Collected data

►

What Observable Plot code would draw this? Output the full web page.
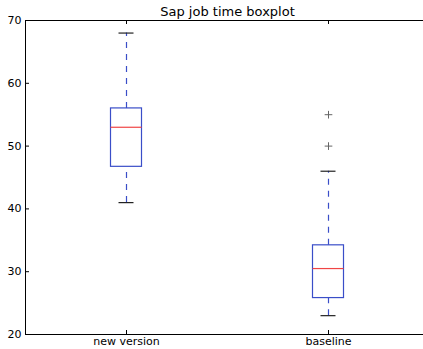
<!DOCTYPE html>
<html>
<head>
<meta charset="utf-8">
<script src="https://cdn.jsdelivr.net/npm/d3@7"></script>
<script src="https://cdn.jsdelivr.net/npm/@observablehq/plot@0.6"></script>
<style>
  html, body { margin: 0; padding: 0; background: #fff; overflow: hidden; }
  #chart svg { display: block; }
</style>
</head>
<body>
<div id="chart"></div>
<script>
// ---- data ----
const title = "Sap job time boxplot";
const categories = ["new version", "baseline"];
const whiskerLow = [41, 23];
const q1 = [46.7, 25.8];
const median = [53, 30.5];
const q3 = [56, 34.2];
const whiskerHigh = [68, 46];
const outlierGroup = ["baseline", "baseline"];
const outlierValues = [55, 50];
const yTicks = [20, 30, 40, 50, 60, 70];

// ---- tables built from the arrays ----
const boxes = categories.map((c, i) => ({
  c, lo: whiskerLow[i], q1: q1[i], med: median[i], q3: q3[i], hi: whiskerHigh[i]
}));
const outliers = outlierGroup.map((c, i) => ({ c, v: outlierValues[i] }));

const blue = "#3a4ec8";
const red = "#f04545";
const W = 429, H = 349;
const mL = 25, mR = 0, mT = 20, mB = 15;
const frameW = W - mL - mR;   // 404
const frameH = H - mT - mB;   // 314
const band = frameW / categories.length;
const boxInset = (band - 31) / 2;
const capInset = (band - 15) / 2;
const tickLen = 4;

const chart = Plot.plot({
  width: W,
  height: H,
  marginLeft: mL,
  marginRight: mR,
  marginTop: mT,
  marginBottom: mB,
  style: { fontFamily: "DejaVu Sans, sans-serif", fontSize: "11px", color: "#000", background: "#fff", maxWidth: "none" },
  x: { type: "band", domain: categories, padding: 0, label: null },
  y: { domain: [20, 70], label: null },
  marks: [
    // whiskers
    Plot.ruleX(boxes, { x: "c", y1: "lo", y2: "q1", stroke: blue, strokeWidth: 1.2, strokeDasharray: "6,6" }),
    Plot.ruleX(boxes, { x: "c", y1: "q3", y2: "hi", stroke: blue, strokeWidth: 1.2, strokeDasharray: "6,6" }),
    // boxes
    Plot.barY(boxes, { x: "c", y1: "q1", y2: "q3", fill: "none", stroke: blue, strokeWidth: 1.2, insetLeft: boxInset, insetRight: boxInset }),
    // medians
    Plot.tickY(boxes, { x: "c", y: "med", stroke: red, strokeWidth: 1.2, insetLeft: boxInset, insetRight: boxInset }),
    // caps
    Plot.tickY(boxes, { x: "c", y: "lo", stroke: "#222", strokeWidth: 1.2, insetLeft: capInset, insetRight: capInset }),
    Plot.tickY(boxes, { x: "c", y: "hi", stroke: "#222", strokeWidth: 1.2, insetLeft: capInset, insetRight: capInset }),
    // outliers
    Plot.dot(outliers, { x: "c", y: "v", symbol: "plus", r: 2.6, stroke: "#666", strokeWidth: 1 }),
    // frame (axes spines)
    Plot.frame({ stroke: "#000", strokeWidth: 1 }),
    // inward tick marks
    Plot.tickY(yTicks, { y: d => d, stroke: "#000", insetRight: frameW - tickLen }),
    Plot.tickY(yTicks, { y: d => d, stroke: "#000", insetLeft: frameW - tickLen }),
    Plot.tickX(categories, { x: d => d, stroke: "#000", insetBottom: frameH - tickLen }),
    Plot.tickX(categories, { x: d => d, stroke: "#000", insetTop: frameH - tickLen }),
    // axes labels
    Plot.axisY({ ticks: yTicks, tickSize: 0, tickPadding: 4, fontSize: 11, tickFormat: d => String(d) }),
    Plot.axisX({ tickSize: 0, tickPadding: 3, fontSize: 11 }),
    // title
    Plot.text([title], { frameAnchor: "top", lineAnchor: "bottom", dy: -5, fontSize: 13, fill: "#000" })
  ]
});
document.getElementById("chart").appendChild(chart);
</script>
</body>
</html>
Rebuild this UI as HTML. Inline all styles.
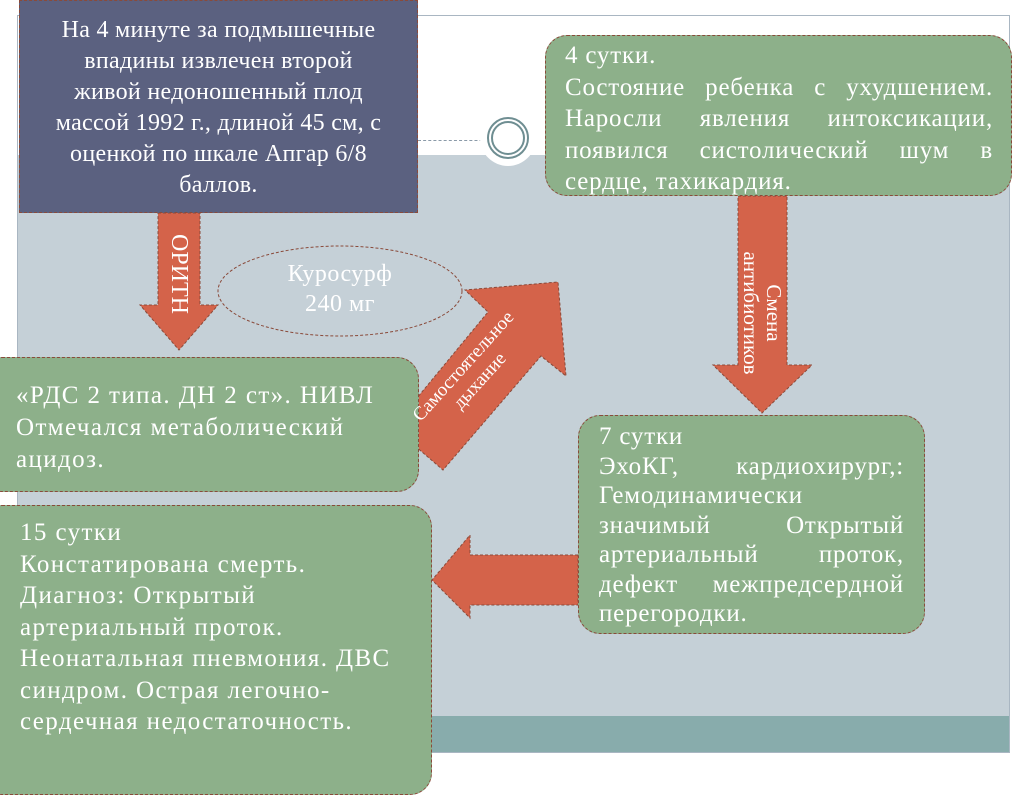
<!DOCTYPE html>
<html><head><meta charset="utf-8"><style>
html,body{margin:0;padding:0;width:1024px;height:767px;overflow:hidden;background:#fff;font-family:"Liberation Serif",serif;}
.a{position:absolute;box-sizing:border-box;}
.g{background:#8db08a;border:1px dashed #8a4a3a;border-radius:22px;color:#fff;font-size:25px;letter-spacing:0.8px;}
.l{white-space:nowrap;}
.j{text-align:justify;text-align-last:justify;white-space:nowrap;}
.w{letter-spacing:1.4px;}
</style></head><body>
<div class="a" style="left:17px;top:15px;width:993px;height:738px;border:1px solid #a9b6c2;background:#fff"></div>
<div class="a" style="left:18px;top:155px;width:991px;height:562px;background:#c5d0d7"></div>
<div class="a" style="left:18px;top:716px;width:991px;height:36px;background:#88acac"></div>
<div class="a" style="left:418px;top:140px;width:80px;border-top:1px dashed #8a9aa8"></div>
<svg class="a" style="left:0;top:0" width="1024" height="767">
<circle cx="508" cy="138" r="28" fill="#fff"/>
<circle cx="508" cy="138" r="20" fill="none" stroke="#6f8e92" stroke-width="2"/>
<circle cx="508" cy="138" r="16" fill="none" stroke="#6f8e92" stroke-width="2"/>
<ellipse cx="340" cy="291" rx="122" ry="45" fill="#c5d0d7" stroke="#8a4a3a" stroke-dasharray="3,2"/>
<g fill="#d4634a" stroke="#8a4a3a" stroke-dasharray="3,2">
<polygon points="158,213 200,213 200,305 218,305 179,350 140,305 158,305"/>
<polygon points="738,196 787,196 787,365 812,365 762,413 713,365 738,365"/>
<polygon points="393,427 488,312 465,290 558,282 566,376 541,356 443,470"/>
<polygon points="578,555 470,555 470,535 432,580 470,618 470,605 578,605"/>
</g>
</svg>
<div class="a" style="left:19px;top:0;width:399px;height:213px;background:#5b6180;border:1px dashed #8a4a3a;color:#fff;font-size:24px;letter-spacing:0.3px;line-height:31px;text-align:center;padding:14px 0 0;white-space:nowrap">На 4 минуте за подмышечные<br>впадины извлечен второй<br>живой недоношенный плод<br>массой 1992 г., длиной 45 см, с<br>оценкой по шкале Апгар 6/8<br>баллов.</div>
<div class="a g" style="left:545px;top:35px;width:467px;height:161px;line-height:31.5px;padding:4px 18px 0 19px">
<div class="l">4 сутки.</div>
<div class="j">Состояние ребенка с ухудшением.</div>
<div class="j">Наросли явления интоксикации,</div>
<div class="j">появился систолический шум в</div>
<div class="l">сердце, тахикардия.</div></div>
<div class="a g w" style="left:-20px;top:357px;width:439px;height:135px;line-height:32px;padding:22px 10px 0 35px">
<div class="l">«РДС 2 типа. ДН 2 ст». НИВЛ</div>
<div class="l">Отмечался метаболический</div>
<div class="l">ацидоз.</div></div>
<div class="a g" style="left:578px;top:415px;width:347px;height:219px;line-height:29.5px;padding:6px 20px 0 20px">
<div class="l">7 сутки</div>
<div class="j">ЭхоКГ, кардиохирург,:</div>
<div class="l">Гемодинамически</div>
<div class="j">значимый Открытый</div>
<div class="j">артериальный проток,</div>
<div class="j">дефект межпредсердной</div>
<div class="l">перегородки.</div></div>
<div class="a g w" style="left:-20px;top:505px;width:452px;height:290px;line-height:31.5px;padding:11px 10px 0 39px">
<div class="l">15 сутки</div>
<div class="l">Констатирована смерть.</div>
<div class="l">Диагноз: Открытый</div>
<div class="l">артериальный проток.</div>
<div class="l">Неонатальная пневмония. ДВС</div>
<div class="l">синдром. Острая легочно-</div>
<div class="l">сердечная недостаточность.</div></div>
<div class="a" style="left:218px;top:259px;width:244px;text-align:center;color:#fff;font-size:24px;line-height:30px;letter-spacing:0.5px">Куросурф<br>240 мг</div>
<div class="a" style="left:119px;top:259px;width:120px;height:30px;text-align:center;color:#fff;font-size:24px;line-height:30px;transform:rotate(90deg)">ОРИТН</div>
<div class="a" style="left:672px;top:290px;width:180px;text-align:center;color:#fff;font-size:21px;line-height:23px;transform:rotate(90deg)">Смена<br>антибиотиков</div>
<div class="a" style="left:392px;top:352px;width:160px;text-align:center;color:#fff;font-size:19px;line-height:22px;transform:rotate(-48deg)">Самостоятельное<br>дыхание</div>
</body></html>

◄

Leave out the pictures. Transcribe only the lines above, from the first through the one that contains "const outliers = outlierGroup.map((c, i)".

What Observable Plot code would draw this? Output the full web page.
<!DOCTYPE html>
<html>
<head>
<meta charset="utf-8">
<script src="https://cdn.jsdelivr.net/npm/d3@7"></script>
<script src="https://cdn.jsdelivr.net/npm/@observablehq/plot@0.6"></script>
<style>
  html, body { margin: 0; padding: 0; background: #fff; overflow: hidden; }
  #chart svg { display: block; }
</style>
</head>
<body>
<div id="chart"></div>
<script>
// ---- data ----
const title = "Sap job time boxplot";
const categories = ["new version", "baseline"];
const whiskerLow = [41, 23];
const q1 = [46.7, 25.8];
const median = [53, 30.5];
const q3 = [56, 34.2];
const whiskerHigh = [68, 46];
const outlierGroup = ["baseline", "baseline"];
const outlierValues = [55, 50];
const yTicks = [20, 30, 40, 50, 60, 70];

// ---- tables built from the arrays ----
const boxes = categories.map((c, i) => ({
  c, lo: whiskerLow[i], q1: q1[i], med: median[i], q3: q3[i], hi: whiskerHigh[i]
}));
const outliers = outlierGroup.map((c, i) => ({ c, v: outlierValues[i] }));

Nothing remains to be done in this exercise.